**PROBLEM DESCRIPTION**
Set each entry down verbatim, omitting images.

**RECORDS SHOWN**
• • • •

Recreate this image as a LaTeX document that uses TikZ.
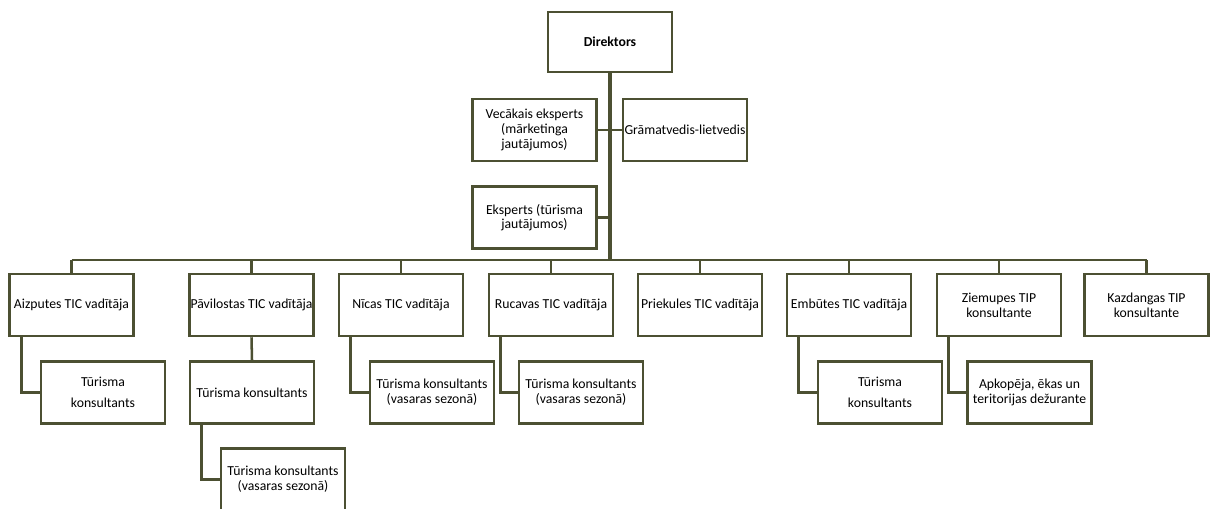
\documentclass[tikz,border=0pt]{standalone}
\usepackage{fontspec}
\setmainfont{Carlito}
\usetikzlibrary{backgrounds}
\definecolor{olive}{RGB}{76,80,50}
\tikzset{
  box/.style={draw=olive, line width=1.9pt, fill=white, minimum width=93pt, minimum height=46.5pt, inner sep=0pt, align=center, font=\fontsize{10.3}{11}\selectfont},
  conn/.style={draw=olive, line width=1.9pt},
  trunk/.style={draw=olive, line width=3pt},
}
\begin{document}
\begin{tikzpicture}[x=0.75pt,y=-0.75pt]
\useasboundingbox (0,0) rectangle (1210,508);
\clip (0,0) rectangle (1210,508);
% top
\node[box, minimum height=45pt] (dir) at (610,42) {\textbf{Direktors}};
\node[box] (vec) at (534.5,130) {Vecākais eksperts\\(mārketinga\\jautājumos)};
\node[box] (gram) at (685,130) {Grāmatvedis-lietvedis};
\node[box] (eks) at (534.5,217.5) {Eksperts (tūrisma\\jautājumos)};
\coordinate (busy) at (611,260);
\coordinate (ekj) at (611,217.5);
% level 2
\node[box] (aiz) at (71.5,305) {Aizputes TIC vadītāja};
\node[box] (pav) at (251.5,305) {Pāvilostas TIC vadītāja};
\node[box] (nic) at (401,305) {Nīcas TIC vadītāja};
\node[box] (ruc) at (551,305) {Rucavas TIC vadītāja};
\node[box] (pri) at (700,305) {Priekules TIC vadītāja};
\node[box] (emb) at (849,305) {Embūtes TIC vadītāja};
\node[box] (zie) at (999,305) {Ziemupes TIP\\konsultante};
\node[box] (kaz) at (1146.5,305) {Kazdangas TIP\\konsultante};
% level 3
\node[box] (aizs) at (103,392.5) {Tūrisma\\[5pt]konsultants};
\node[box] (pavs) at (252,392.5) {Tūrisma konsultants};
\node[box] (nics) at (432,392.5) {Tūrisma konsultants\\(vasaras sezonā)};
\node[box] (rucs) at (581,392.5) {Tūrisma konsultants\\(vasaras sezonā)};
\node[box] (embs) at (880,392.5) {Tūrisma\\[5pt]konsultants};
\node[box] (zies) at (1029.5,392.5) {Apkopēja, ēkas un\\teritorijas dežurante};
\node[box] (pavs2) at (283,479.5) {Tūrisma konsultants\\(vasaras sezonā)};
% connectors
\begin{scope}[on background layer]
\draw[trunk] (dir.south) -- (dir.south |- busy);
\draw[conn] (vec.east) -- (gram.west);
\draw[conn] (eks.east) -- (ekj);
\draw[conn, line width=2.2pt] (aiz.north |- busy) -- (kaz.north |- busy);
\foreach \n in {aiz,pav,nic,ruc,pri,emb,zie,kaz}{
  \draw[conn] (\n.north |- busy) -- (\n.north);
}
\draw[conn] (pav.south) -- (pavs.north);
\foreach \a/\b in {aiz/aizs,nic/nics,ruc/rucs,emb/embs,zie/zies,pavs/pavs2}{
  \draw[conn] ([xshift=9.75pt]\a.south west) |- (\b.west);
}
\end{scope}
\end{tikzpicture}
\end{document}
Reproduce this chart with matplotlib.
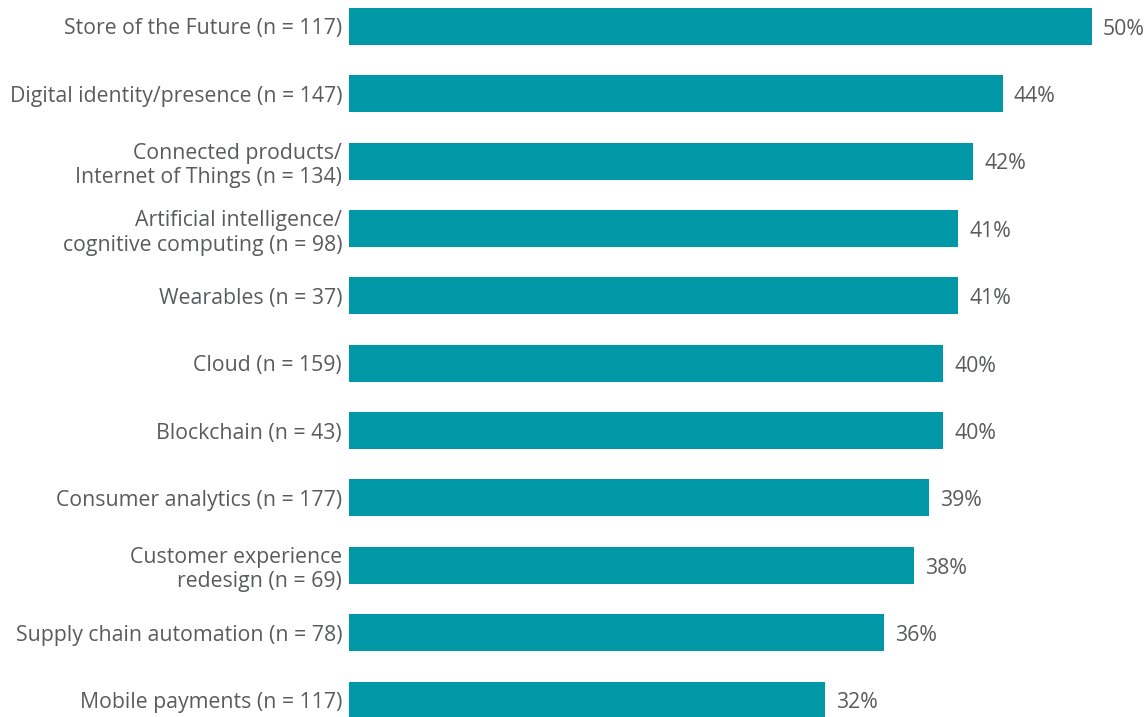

• • • •

**OUTPUT OF THE EXERCISE**
Recreate this image as a LaTeX document that uses TikZ.
\documentclass[tikz,border=0pt]{standalone}
\usepackage{fontspec}
\setmainfont{Carlito}
\usetikzlibrary{backgrounds}
\definecolor{olive}{RGB}{76,80,50}
\tikzset{
  box/.style={draw=olive, line width=1.9pt, fill=white, minimum width=93pt, minimum height=46.5pt, inner sep=0pt, align=center, font=\fontsize{10.3}{11}\selectfont},
  conn/.style={draw=olive, line width=1.9pt},
  trunk/.style={draw=olive, line width=3pt},
}
\begin{document}
\begin{tikzpicture}[x=0.75pt,y=-0.75pt]
\useasboundingbox (0,0) rectangle (1210,508);
\clip (0,0) rectangle (1210,508);
% top
\node[box, minimum height=45pt] (dir) at (610,42) {\textbf{Direktors}};
\node[box] (vec) at (534.5,130) {Vecākais eksperts\\(mārketinga\\jautājumos)};
\node[box] (gram) at (685,130) {Grāmatvedis-lietvedis};
\node[box] (eks) at (534.5,217.5) {Eksperts (tūrisma\\jautājumos)};
\coordinate (busy) at (611,260);
\coordinate (ekj) at (611,217.5);
% level 2
\node[box] (aiz) at (71.5,305) {Aizputes TIC vadītāja};
\node[box] (pav) at (251.5,305) {Pāvilostas TIC vadītāja};
\node[box] (nic) at (401,305) {Nīcas TIC vadītāja};
\node[box] (ruc) at (551,305) {Rucavas TIC vadītāja};
\node[box] (pri) at (700,305) {Priekules TIC vadītāja};
\node[box] (emb) at (849,305) {Embūtes TIC vadītāja};
\node[box] (zie) at (999,305) {Ziemupes TIP\\konsultante};
\node[box] (kaz) at (1146.5,305) {Kazdangas TIP\\konsultante};
% level 3
\node[box] (aizs) at (103,392.5) {Tūrisma\\[5pt]konsultants};
\node[box] (pavs) at (252,392.5) {Tūrisma konsultants};
\node[box] (nics) at (432,392.5) {Tūrisma konsultants\\(vasaras sezonā)};
\node[box] (rucs) at (581,392.5) {Tūrisma konsultants\\(vasaras sezonā)};
\node[box] (embs) at (880,392.5) {Tūrisma\\[5pt]konsultants};
\node[box] (zies) at (1029.5,392.5) {Apkopēja, ēkas un\\teritorijas dežurante};
\node[box] (pavs2) at (283,479.5) {Tūrisma konsultants\\(vasaras sezonā)};
% connectors
\begin{scope}[on background layer]
\draw[trunk] (dir.south) -- (dir.south |- busy);
\draw[conn] (vec.east) -- (gram.west);
\draw[conn] (eks.east) -- (ekj);
\draw[conn, line width=2.2pt] (aiz.north |- busy) -- (kaz.north |- busy);
\foreach \n in {aiz,pav,nic,ruc,pri,emb,zie,kaz}{
  \draw[conn] (\n.north |- busy) -- (\n.north);
}
\draw[conn] (pav.south) -- (pavs.north);
\foreach \a/\b in {aiz/aizs,nic/nics,ruc/rucs,emb/embs,zie/zies,pavs/pavs2}{
  \draw[conn] ([xshift=9.75pt]\a.south west) |- (\b.west);
}
\end{scope}
\end{tikzpicture}
\end{document}
Reproduce this chart with matplotlib.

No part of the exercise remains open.